Todos conocemos a nuestros padres, hasta que un día se nos van y nos damos cuenta de lo poco que sabemos de ellos, de sus amigos de la infancia, de sus juegos, de sus propios padres y abuelos, de las alegrías y las penas que salpicaron, o quizá inundaron, sus vidas antes de que naciéramos nosotros. Es la tragedia del desarraigo, un desarraigo que no es el de la tierra, sino el de la sangre. Porque, ¿qué nos une hoy a nuestros tatarabuelos o bisabuelos, de los que no sabemos nada y de quienes, a lo sumo, no nos ha quedado más que un cuadro polvoriento o un reloj que no funciona?

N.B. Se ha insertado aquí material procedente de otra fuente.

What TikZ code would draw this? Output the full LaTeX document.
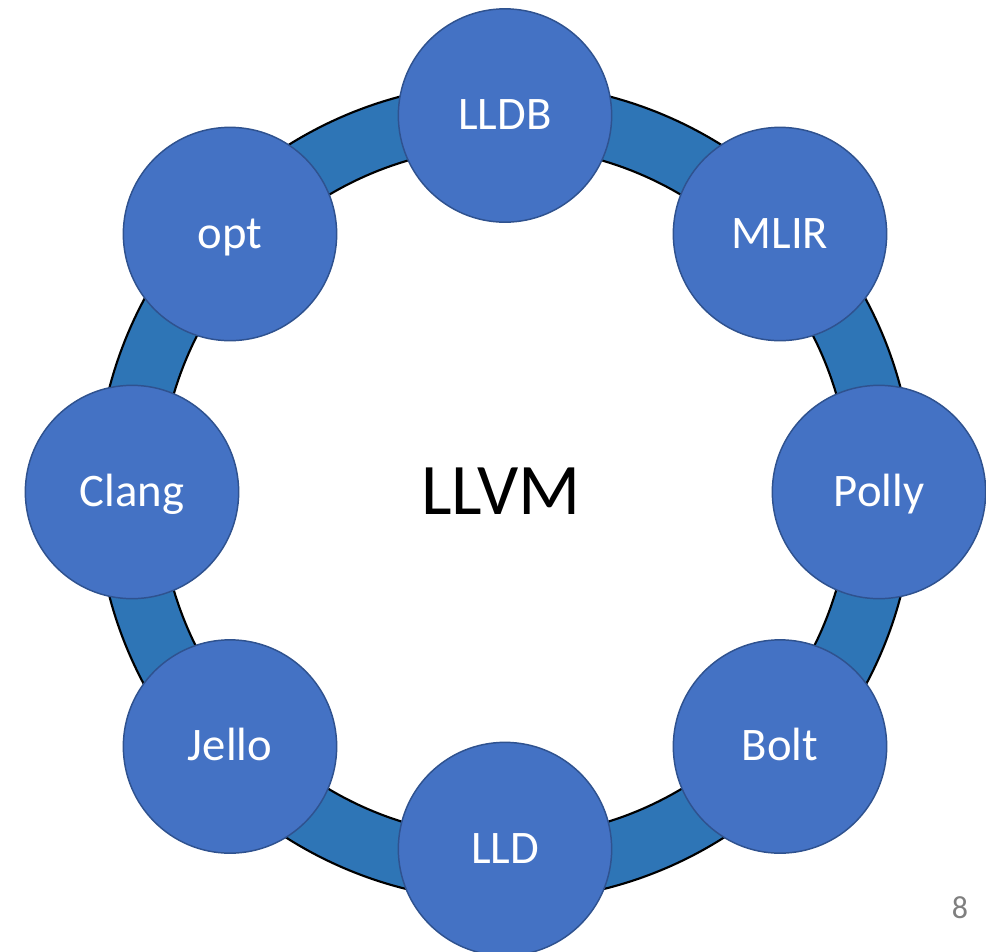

Esta tragedia universal es aún más triste para personas como Natascha Wodin, cuya madre apenas le habló del infierno que vivió en su vida, y que se quitó la vida cuando ella apenas tenía diez años. No sabemos cómo se sintió la autora en aquel momento, ante la pérdida de una madre enloquecida y dominada por arrebatos de violencia, amor apasionado y apatía. Sí sabemos que, como es de esperar, esta pérdida y, sobre todo, el desarraigo del que hablábamos más arriba, marcaron la vida de Natascha, quien medio siglo después de que su madre se tirara al río, emprendió una fascinante búsqueda de la memoria de su madre, Yevguenia.

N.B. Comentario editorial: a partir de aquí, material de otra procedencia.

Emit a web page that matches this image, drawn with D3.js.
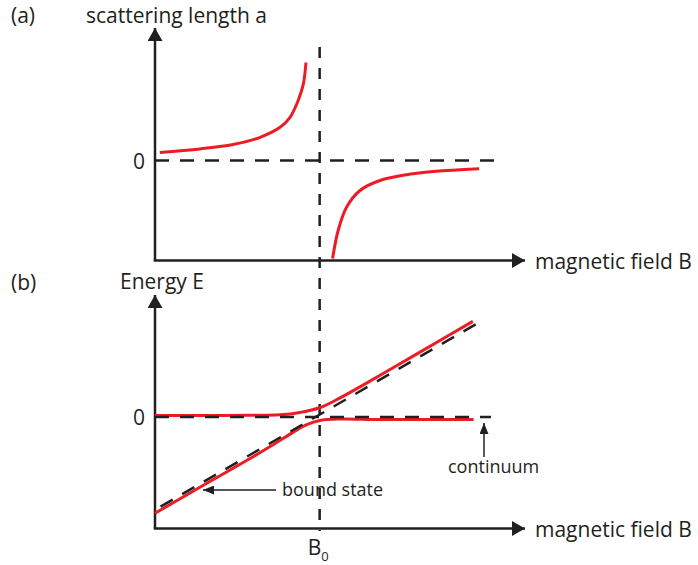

Con sus atrocidades y genocidios, el siglo XX nos ha dejado los libros de memorias y autobiografías más apasionantes de la historia de la literatura. Las memorias de Arthur Koestler o Amos Oz, los diarios de Mihail Sebastian o Anna Frank, o el libro Los hundidos, de Daniel Mendelsohn, entre muchísimos otros, son testimonio impagable de un siglo marcado por el horror. Pero, a diferencia de los libros de historia, son también constancia de cómo la literatura puede rehacer el vínculo con nuestros antepasados, un vínculo que, para la mayoría de nosotros, se rompe al cabo de un par de generaciones.
Gracias a internet, hoy cualquiera puede seguir el rastro de sus ancestros, algo que hace unas décadas sólo estaba al alcance de gente con dinero y muchísimo tiempo libre. Y así, un buen día del año 2013, Natascha Wodin tecleó el nombre de su madre en google. A partir de ese momento, la autora se adentra en una aventura tan increíble, dura y, en ocasiones, dolorosa, como podría ser caminar desde aquí hasta Nepal.
Como le sucedió a millones de personas, Yevguenia Ivashchenko fue víctima de los dos regímenes más atroces del siglo pasado, el de Stalin y el de Hitler. Un aspecto, sin embargo, de ese horror, el de la esclavitud a la que se vieron sometidos decenas de miles de ucranianos y otros ciudadanos de Europa del Este, ha quedado injustamente empequeñecido y olvidado. Yevguenia, no llegamos a saber si engañada por la propaganda del III Reich o huyendo de una muerte segura en Ucrania, acabó trabajando como mano de obra esclava en la Alemania nazi.
Natascha Wodin, su hija, nació al final de la guerra y creció en uno de los campos que acogieron a millones de personas desplazadas durante los años de la posguerra. Sus experiencias en aquel infierno ocupan la última parte de este maravilloso Mi madre era de Mariúpol, mientras que en las anteriores se nos narra el curso de la investigación por parte de la autora y los terribles avatares que sufrieron Yevguenia y su hermana Lydia. Wodin logra ponerse en contacto con primos cuya existencia desconocía, y descubre lo cerca que estuvo en alguna ocasión de personas que creía muertas. Conocemos a Lydia, desterrada a Siberia por sus actividades antirevolucionarias en unas páginas que nos dejan sin respiración. Asistimos horrorizados a la tragedia del holomodor, cuando Stalin condenó a morir de hambre a millones de ucranianos. Al mismo tiempo, recibimos algunas de las sorpresas que esta búsqueda depara a Natascha con casi tanta alegría como ella. Y finalmente acompañamos a Natascha en los últimos días que pasó con su madre.
Mi madre era de Mariúpol es un libro trágico y hermoso, una estremecedora lección de historia, un inolvidable testimonio del horror del siglo pasado.